# What you need to do
Skip the pictures. Reproduce all other material exactly.
--- start ---
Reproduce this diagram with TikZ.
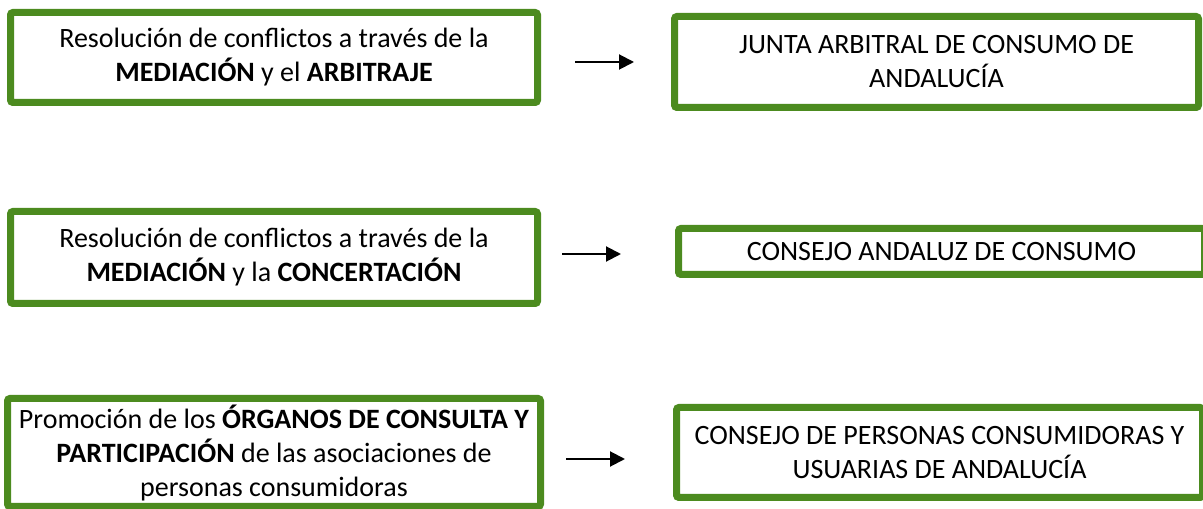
\documentclass[tikz,border=0pt]{standalone}
\usepackage{fontspec}
\setmainfont{Carlito}
\usetikzlibrary{arrows.meta}
\definecolor{boxgreen}{RGB}{76,139,31}
\tikzset{
  gbox/.style={draw=boxgreen, line width=7pt, rounded corners=2.5pt, fill=white,
    inner sep=0pt, align=center, font=\fontsize{28}{34}\selectfont},
  arr/.style={line width=2pt, -{Triangle[length=15pt,width=15pt]}}
}
\begin{document}
\begin{tikzpicture}[x=1pt,y=1pt]
\useasboundingbox (0,0) rectangle (1203,509);
% y_tikz = 509 - y_img
\node[gbox, minimum width=527pt, minimum height=90pt] (b1) at (274,451.5)
  {Resolución de conflictos a través de la\\\textbf{MEDIACIÓN} y el \textbf{ARBITRAJE}};
\node[gbox, minimum width=524pt, minimum height=91pt] (b2) at (936.5,447)
  {JUNTA ARBITRAL DE CONSUMO DE\\ANDALUCÍA};
\node[gbox, minimum width=527pt, minimum height=92pt] (b3) at (274,251.5)
  {Resolución de conflictos a través de la\\\textbf{MEDIACIÓN} y la \textbf{CONCERTACIÓN}};
\node[gbox, minimum width=526pt, minimum height=46pt] (b4) at (941.5,257.5)
  {CONSEJO ANDALUZ DE CONSUMO};
\node[gbox, minimum width=533pt, minimum height=108pt] (b5) at (274,56.5)
  {Promoción de los \textbf{ÓRGANOS DE CONSULTA Y}\\\textbf{PARTICIPACIÓN} de las asociaciones de\\personas consumidoras};
\node[gbox, minimum width=526pt, minimum height=90pt] (b6) at (939.5,56.5)
  {CONSEJO DE PERSONAS CONSUMIDORAS Y\\USUARIAS DE ANDALUCÍA};
\coordinate (a1s) at (575,447);
\coordinate (a1e) at (634,447);
\coordinate (a2s) at (562,255);
\coordinate (a2e) at (621,255);
\coordinate (a3s) at (566,50);
\coordinate (a3e) at (625,50);
\draw[arr] (a1s) -- (a1e);
\draw[arr] (a2s) -- (a2e);
\draw[arr] (a3s) -- (a3e);
\end{tikzpicture}
\end{document}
--- end ---
# Exercise output
Reproduce this diagram with TikZ.
\documentclass[tikz,border=0pt]{standalone}
\usepackage{fontspec}
\setmainfont{Carlito}
\usetikzlibrary{arrows.meta}
\definecolor{boxgreen}{RGB}{76,139,31}
\tikzset{
  gbox/.style={draw=boxgreen, line width=7pt, rounded corners=2.5pt, fill=white,
    inner sep=0pt, align=center, font=\fontsize{28}{34}\selectfont},
  arr/.style={line width=2pt, -{Triangle[length=15pt,width=15pt]}}
}
\begin{document}
\begin{tikzpicture}[x=1pt,y=1pt]
\useasboundingbox (0,0) rectangle (1203,509);
% y_tikz = 509 - y_img
\node[gbox, minimum width=527pt, minimum height=90pt] (b1) at (274,451.5)
  {Resolución de conflictos a través de la\\\textbf{MEDIACIÓN} y el \textbf{ARBITRAJE}};
\node[gbox, minimum width=524pt, minimum height=91pt] (b2) at (936.5,447)
  {JUNTA ARBITRAL DE CONSUMO DE\\ANDALUCÍA};
\node[gbox, minimum width=527pt, minimum height=92pt] (b3) at (274,251.5)
  {Resolución de conflictos a través de la\\\textbf{MEDIACIÓN} y la \textbf{CONCERTACIÓN}};
\node[gbox, minimum width=526pt, minimum height=46pt] (b4) at (941.5,257.5)
  {CONSEJO ANDALUZ DE CONSUMO};
\node[gbox, minimum width=533pt, minimum height=108pt] (b5) at (274,56.5)
  {Promoción de los \textbf{ÓRGANOS DE CONSULTA Y}\\\textbf{PARTICIPACIÓN} de las asociaciones de\\personas consumidoras};
\node[gbox, minimum width=526pt, minimum height=90pt] (b6) at (939.5,56.5)
  {CONSEJO DE PERSONAS CONSUMIDORAS Y\\USUARIAS DE ANDALUCÍA};
\coordinate (a1s) at (575,447);
\coordinate (a1e) at (634,447);
\coordinate (a2s) at (562,255);
\coordinate (a2e) at (621,255);
\coordinate (a3s) at (566,50);
\coordinate (a3e) at (625,50);
\draw[arr] (a1s) -- (a1e);
\draw[arr] (a2s) -- (a2e);
\draw[arr] (a3s) -- (a3e);
\end{tikzpicture}
\end{document}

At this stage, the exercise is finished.